In last year's federal election, Mr. Layton spoke openly during the campaign of applying elements of Bill 101 – the backbone of Quebec’s controversial language charter – to federally regulated industries. More recently, the NDP has re-affirmed its support for modifying federal laws to favour the use of French in Quebec in those industries--mostly in transportation, communications and the federal public sector--in Quebec.
This week, the Conservative government appointed a highly competent accountant from New Brunswick to succeed Sheila Fraser as Canada's next auditor-general--and ignored the fact that he wasn't bilingual. (While nobody doubts his qualifications, there are many highly qualified accountants in Canada who are bilingual. In addition, this appointment comes after two unilingual Supreme Court judges were appointed.)
To my knowledge, nobody has linked these two events. One person who would have was the late Rt. Hon. Pierre Elliot Trudeau, who always warned that pandering to unilingualism in one part of the country would weaken support for bilingualism in the rest of the country, with possibly grave long-term implications for national unity. At his worst, Trudeau was overly dogmatic in opposing any form of special status or recognition of "distinct society". But surely he was right to warn of a possible slippery slope in the protection of minority language rights.

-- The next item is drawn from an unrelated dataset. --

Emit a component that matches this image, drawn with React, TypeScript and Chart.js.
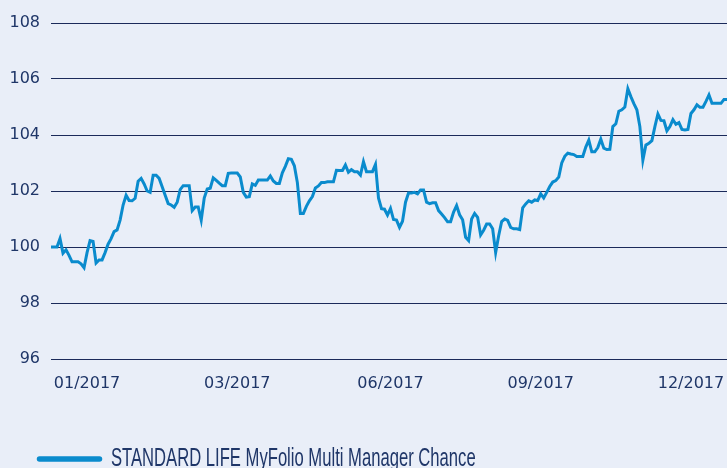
import React, { useEffect, useRef } from "react";
import { Chart, registerables } from "chart.js";

Chart.register(...registerables);

const SERIES_NAME = "STANDARD LIFE MyFolio Multi Manager Chance";

const VALUES: number[] = [
  100, 100, 100, 100.3, 99.78, 99.9, 99.7, 99.47, 99.47, 99.47,
  99.4, 99.26, 99.8, 100.23, 100.2, 99.43, 99.54, 99.54, 99.8, 100.1,
  100.3, 100.55, 100.61, 100.96, 101.5, 101.85, 101.66, 101.65, 101.74, 102.35,
  102.45, 102.25, 102.0, 101.95, 102.56, 102.56, 102.45, 102.15, 101.85, 101.55,
  101.5, 101.42, 101.6, 102.05, 102.19, 102.19, 102.19, 101.3, 101.43, 101.43,
  100.96, 101.75, 102.07, 102.1, 102.47, 102.38, 102.28, 102.19, 102.19, 102.63,
  102.64, 102.64, 102.64, 102.5, 101.95, 101.78, 101.8, 102.25, 102.2, 102.39,
  102.39, 102.39, 102.39, 102.54, 102.36, 102.27, 102.27, 102.65, 102.88, 103.15,
  103.13, 102.9, 102.3, 101.2, 101.2, 101.45, 101.65, 101.8, 102.11, 102.18,
  102.3, 102.3, 102.33, 102.33, 102.33, 102.74, 102.73, 102.73, 102.93, 102.67,
  102.76, 102.69, 102.69, 102.57, 103.05, 102.69, 102.69, 102.69, 102.95, 101.75,
  101.37, 101.35, 101.14, 101.38, 100.98, 100.96, 100.7, 100.92, 101.6, 101.93,
  101.93, 101.95, 101.9, 102.04, 102.04, 101.6, 101.55, 101.58, 101.58, 101.3,
  101.18, 101.05, 100.9, 100.9, 101.25, 101.48, 101.15, 100.97, 100.35, 100.23,
  101.0, 101.2, 101.06, 100.43, 100.6, 100.82, 100.82, 100.65, 99.8, 100.4,
  100.91, 101.0, 100.95, 100.7, 100.65, 100.65, 100.62, 101.4, 101.54, 101.65,
  101.6, 101.68, 101.66, 101.9, 101.75, 101.95, 102.16, 102.32, 102.37, 102.5,
  103.0, 103.24, 103.35, 103.32, 103.3, 103.23, 103.23, 103.23, 103.57, 103.82,
  103.4, 103.4, 103.55, 103.85, 103.53, 103.48, 103.49, 104.3, 104.4, 104.85,
  104.9, 105.0, 105.65, 105.37, 105.12, 104.9, 104.3, 103.1, 103.64, 103.7,
  103.8, 104.3, 104.75, 104.52, 104.51, 104.15, 104.3, 104.55, 104.38, 104.44,
  104.2, 104.18, 104.2, 104.77, 104.9, 105.08, 104.99, 104.99, 105.2, 105.43,
  105.13, 105.13, 105.13, 105.13, 105.27, 105.27,
];

const CATEGORIES: string[] = VALUES.map((_, i) => String(i));

const TICK_LABELS = ["01/2017", "03/2017", "06/2017", "09/2017", "12/2017"];
const TICK_INDEX = [12, 62, 113, 163, 213];

const Y_MIN = 96;
const Y_MAX = 108;
const Y_STEP = 2;

const BG = "#e9eef8";
const GRID = "#1b2a5a";
const TEXT = "#1f3668";
const LINE = "#0a8bcd";

// Legend drawn on the canvas with a condensed look (horizontal scale of the text)
const condensedLegend = {
  id: "condensedLegend",
  afterDraw(chart: any) {
    const ctx = chart.ctx as CanvasRenderingContext2D;
    const ds = chart.data.datasets[0];
    ctx.save();
    ctx.strokeStyle = ds.borderColor;
    ctx.lineWidth = 5.5;
    ctx.lineCap = "round";
    ctx.beginPath();
    ctx.moveTo(39.5, 459);
    ctx.lineTo(99.5, 459);
    ctx.stroke();
    ctx.font = '25px "Liberation Sans", Arial, sans-serif';
    ctx.fillStyle = TEXT;
    ctx.textBaseline = "alphabetic";
    ctx.textAlign = "left";
    ctx.translate(111, 466);
    ctx.scale(0.665, 1);
    ctx.fillText(ds.label, 0, 0);
    ctx.restore();
  },
};

export default function App() {
  const ref = useRef<HTMLCanvasElement | null>(null);

  useEffect(() => {
    if (!ref.current) return;
    const chart = new Chart(ref.current, {
      type: "line",
      data: {
        labels: CATEGORIES,
        datasets: [
          {
            label: SERIES_NAME,
            data: VALUES,
            borderColor: LINE,
            backgroundColor: LINE,
            borderWidth: 3,
            pointRadius: 0,
            pointHoverRadius: 0,
            tension: 0,
            fill: false,
          },
        ],
      },
      plugins: [condensedLegend],
      options: {
        animation: false,
        responsive: false,
        devicePixelRatio: 1,
        layout: { autoPadding: false, padding: { top: 23, left: 0, right: 0, bottom: 60 } },
        plugins: {
          tooltip: { enabled: false },
          legend: { display: false },
        },
        scales: {
          x: {
            type: "category",
            offset: false,
            grid: { display: false, drawTicks: false },
            border: { display: false },
            afterFit: (s: any) => {
              s.height = 49;
              s.paddingLeft = 0;
              s.paddingRight = 0;
            },
            ticks: {
              autoSkip: false,
              maxRotation: 0,
              minRotation: 0,
              padding: 15,
              color: TEXT,
              font: { family: '"DejaVu Sans", sans-serif', size: 16 },
              callback: (_v: any, i: number) => {
                const k = TICK_INDEX.indexOf(i);
                return k >= 0 ? TICK_LABELS[k] : "";
              },
            },
          },
          y: {
            min: Y_MIN,
            max: Y_MAX,
            grid: { color: GRID, lineWidth: 1, drawTicks: false },
            border: { display: false },
            afterFit: (s: any) => {
              s.width = 51;
            },
            ticks: {
              stepSize: Y_STEP,
              padding: 11,
              color: TEXT,
              font: { family: '"DejaVu Sans", sans-serif', size: 16 },
            },
          },
        },
      },
    });
    return () => chart.destroy();
  }, []);

  return (
    <div
      style={{
        position: "fixed",
        left: 0,
        top: 0,
        width: 727,
        height: 468,
        overflow: "hidden",
        background: BG,
      }}
    >
      <canvas ref={ref} width={727} height={468} style={{ display: "block" }} />
    </div>
  );
}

Now that we have a Conservative government that can get an electoral majority without winning Quebec, the conditions are right for a decline in the support for, and declining effectiveness of, official bilingualism in our national institutions. Relaxing the enforcement of rights for anglophones working in federally-regulated workplaces in Quebec and overlooking the auditor-general's lack of competence in French are both evidence that this slide is already happening.